On Disney Princesses, Representation, and Megillat Esther

I like Disney movies. That's not a very big admission to make, it's a taste I share with countless other people, but aside from the obvious reasons for liking Disney Princess movies, I find myself fascinated by a specific subset of Disney movies; the ones depicting cultures and folktales from outside the Anglo-white cultural milieu. Moana, Aladdin, Mulan, Encanto, Pocahontas, and so on; these films fascinate me. Not always because they're good (Encanto is a masterpiece that made me ugly cry, but Pocahontas is a fetishizing pile of apologia, and Aladdin is full of Orientalist caricatures), but because they're all, to some extent, filtered through the white gaze, and created for a primarily white audience.

So I end up asking myself, why am I engaging with these works in particular? It wouldn't take *that* much effort on my part to find, say, one of the Chinese productions of Mulan with English subtitles, or a non-Orientalist translation of 1001 Nights, or a Colombian magical realist film. Why Disney?

And, why do I *want* a Disney Princess movie about Esther?

The cheap answer is that I'm white, and Disney is mainstream. They have a huge amount of money to pour into marketing directed at people like me, and like it or not, works with high production values marketed towards a white audience sell. Disney's highest-grossing animated films, the two Frozen movies and Zootopia, are stories about white people - literally, in Frozen's case, and allegorically in Zootopia's. So, the cheap answer goes, the best shot at representing a given culture or piece of folklore in the mainstream is to send it through Disney's high-budget machine and market it to a white, English-speaking audience, and I watch these movies because they're marketed towards me.

But I'm not satisfied with that. It doesn't feel great to think that stories have to pander to the white gaze to become mainstream. And don't get me wrong, I like these movies! But why should these stories have to be palatable to people like me to be mainstream? Why should they have to be filtered through Disney? And why do I want that for *my* culture?
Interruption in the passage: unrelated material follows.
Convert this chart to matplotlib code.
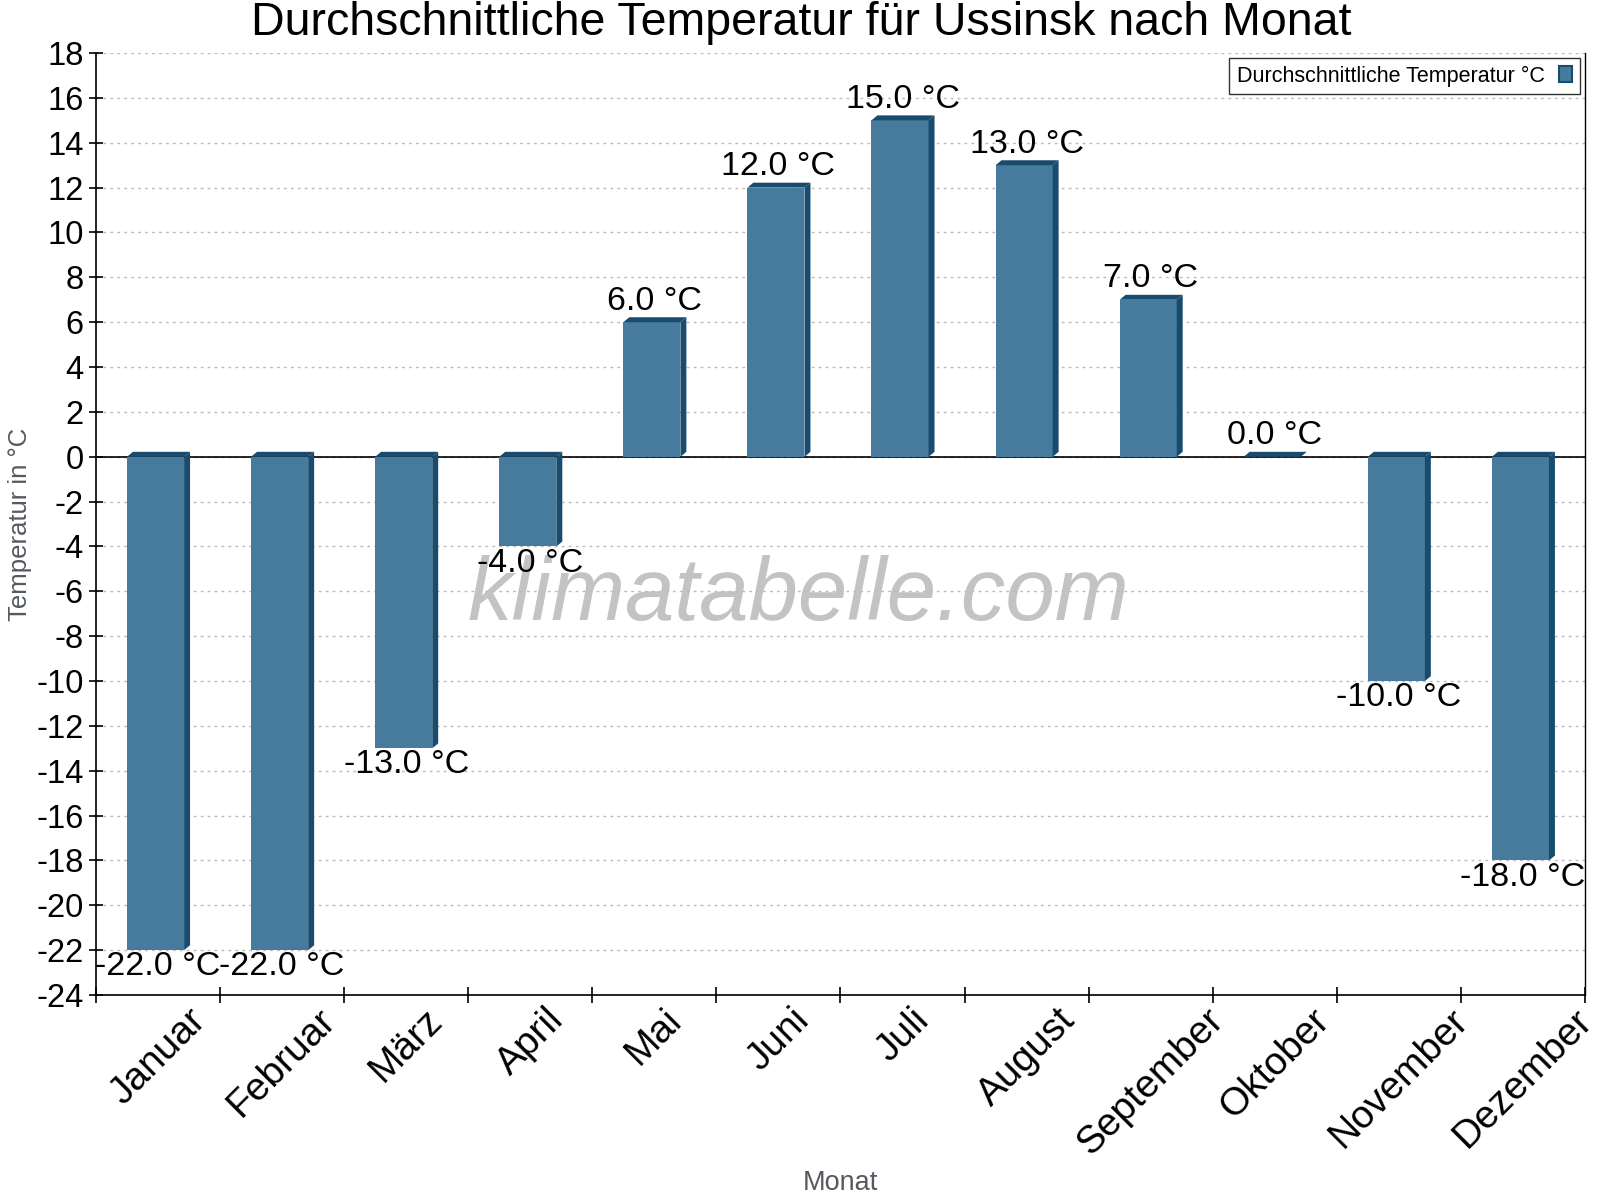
import matplotlib
matplotlib.use('Agg')
import matplotlib.pyplot as plt
from matplotlib.patches import Polygon, Patch
import numpy as np

monate = ['Januar', 'Februar', 'März', 'April', 'Mai', 'Juni', 'Juli',
          'August', 'September', 'Oktober', 'November', 'Dezember']
temperatur = [-22.0, -22.0, -13.0, -4.0, 6.0, 12.0, 15.0, 13.0, 7.0, 0.0, -10.0, -18.0]

FRONT = '#467b9d'
SIDE = '#184b6d'

plt.rcParams['font.family'] = ['Liberation Sans', 'DejaVu Sans']
plt.rcParams['axes.unicode_minus'] = False

fig = plt.figure(figsize=(16, 12), dpi=100)
ax = fig.add_axes([0.060, 0.1708, 0.9306, 0.785])

x = np.arange(len(monate))
breite = 0.46
versatz = -0.02
dx = 0.048   # Tiefe nach rechts (Kategorie-Einheiten)
dy = 0.22    # Tiefe nach oben (Grad)

for xi, t in zip(x, temperatur):
    links = xi + versatz - breite / 2
    rechts = links + breite
    oben = max(t, 0)
    unten = min(t, 0)
    if t != 0:
        # Vorderseite
        ax.add_patch(plt.Rectangle((links, unten), breite, oben - unten,
                                   facecolor=FRONT, edgecolor='none', zorder=3))
        # Seite rechts
        ax.add_patch(Polygon([(rechts, unten), (rechts + dx, unten + dy),
                              (rechts + dx, oben + dy), (rechts, oben)],
                             closed=True, facecolor=SIDE, edgecolor='none', zorder=3))
    # Deckel
    ax.add_patch(Polygon([(links, oben), (links + dx, oben + dy),
                          (rechts + dx, oben + dy), (rechts, oben)],
                         closed=True, facecolor=SIDE, edgecolor='none', zorder=3))

    # Werte
    if t >= 0:
        ax.text(xi, oben + dy + 0.02, f'{t:.1f} °C', ha='center', va='bottom',
                fontsize=24.5, zorder=5)
    else:
        ax.text(xi, unten - 0.05, f'{t:.1f} °C', ha='center', va='top',
                fontsize=24.5, zorder=5)

ax.set_xlim(-0.5, len(monate) - 0.5)
ax.set_ylim(-24, 18)
ax.set_yticks(np.arange(-24, 19, 2))
ax.tick_params(axis='y', labelsize=23.5, direction='inout', length=10, width=1.2, pad=4)
ax.grid(axis='y', linestyle=(0, (2, 3)), color='#bbbbbb', linewidth=1, zorder=0)
ax.axhline(0, color='black', linewidth=1.2, zorder=2)

# Ticks an den Kategoriegrenzen, Beschriftung in der Mitte
ax.set_xticks(np.arange(-0.5, len(monate), 1))
ax.set_xticklabels([])
ax.set_xticks(x, minor=True)
ax.set_xticklabels(monate, minor=True, rotation=45, ha='center', va='top', fontsize=28)
ax.tick_params(axis='x', which='major', direction='inout', length=12, width=1.2)
ax.tick_params(axis='x', which='minor', length=0, pad=5)

ax.spines['top'].set_visible(False)
ax.spines['right'].set_linewidth(1.0)
ax.spines['left'].set_linewidth(1.2)
ax.spines['bottom'].set_linewidth(1.2)

ax.set_ylabel('Temperatur in °C', fontsize=18.5, color='#555a60')
ax.yaxis.set_label_coords(-0.043, 0.5)
fig.text(0.525, 0.014, 'Monat', fontsize=19.5, color='#555a60', ha='center', va='center')
fig.suptitle('Durchschnittliche Temperatur für Ussinsk nach Monat', fontsize=33.5,
             x=0.501, y=0.981, va='center')

# Wasserzeichen
ax.text(0.472, 0.423, 'klimatabelle.com', transform=ax.transAxes, fontsize=64,
        style='italic', color='#c3c3c3', ha='center', va='center', zorder=1)

leg = ax.legend(handles=[Patch(facecolor=FRONT, edgecolor=SIDE, linewidth=1.5,
                               label='Durchschnittliche Temperatur °C')],
                loc='upper right', bbox_to_anchor=(0.9966, 0.9947), borderaxespad=0,
                fontsize=15.5, markerfirst=False, fancybox=False, edgecolor='black',
                handlelength=0.6, handleheight=0.8, borderpad=0.35, handletextpad=0.7)
leg.get_frame().set_linewidth(1.0)

fig.savefig('out.png', dpi=100)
When it comes to Yidden, there's no shortage of us in Hollywood, to the point that "Hollywood elites" is among the many dogwhistles used by antisemites to refer to us. Hell, Bob Iger, the *CEO* of the Walt Disney Company, is Jewish. When it comes to behind-the-scenes, we're not exactly underrepresented. But we don't see Jewish stories coming out of Disney, and I don't know how I feel about it. There's a part of me that feels slighted at our lack of representation in the fiction, and I think that's the part that yearns for Queen Esther to become a Disney Princess. But on the other hand, do I actually *want* to see Megillat Esther filtered through the Disney machine for a white goyish audience?

I guess it's better than Disney churning out film after film with nothing but mayonnaise, but it still just kinda sucks that these films had to be made by Disney and filtered through the white gaze to go mainstream. Robin Williams as the Genie is great, but how much better could Aladdin have been if the same budget had been used by an Arabic animation studio? What kind of film could Pocahontas have been if it was written for a Powhatan audience, rather than for a white one?

What kind of film could Megillat Esther become, if it was made by and for Jews?

I think I'm gonna go watch Mulan 2009.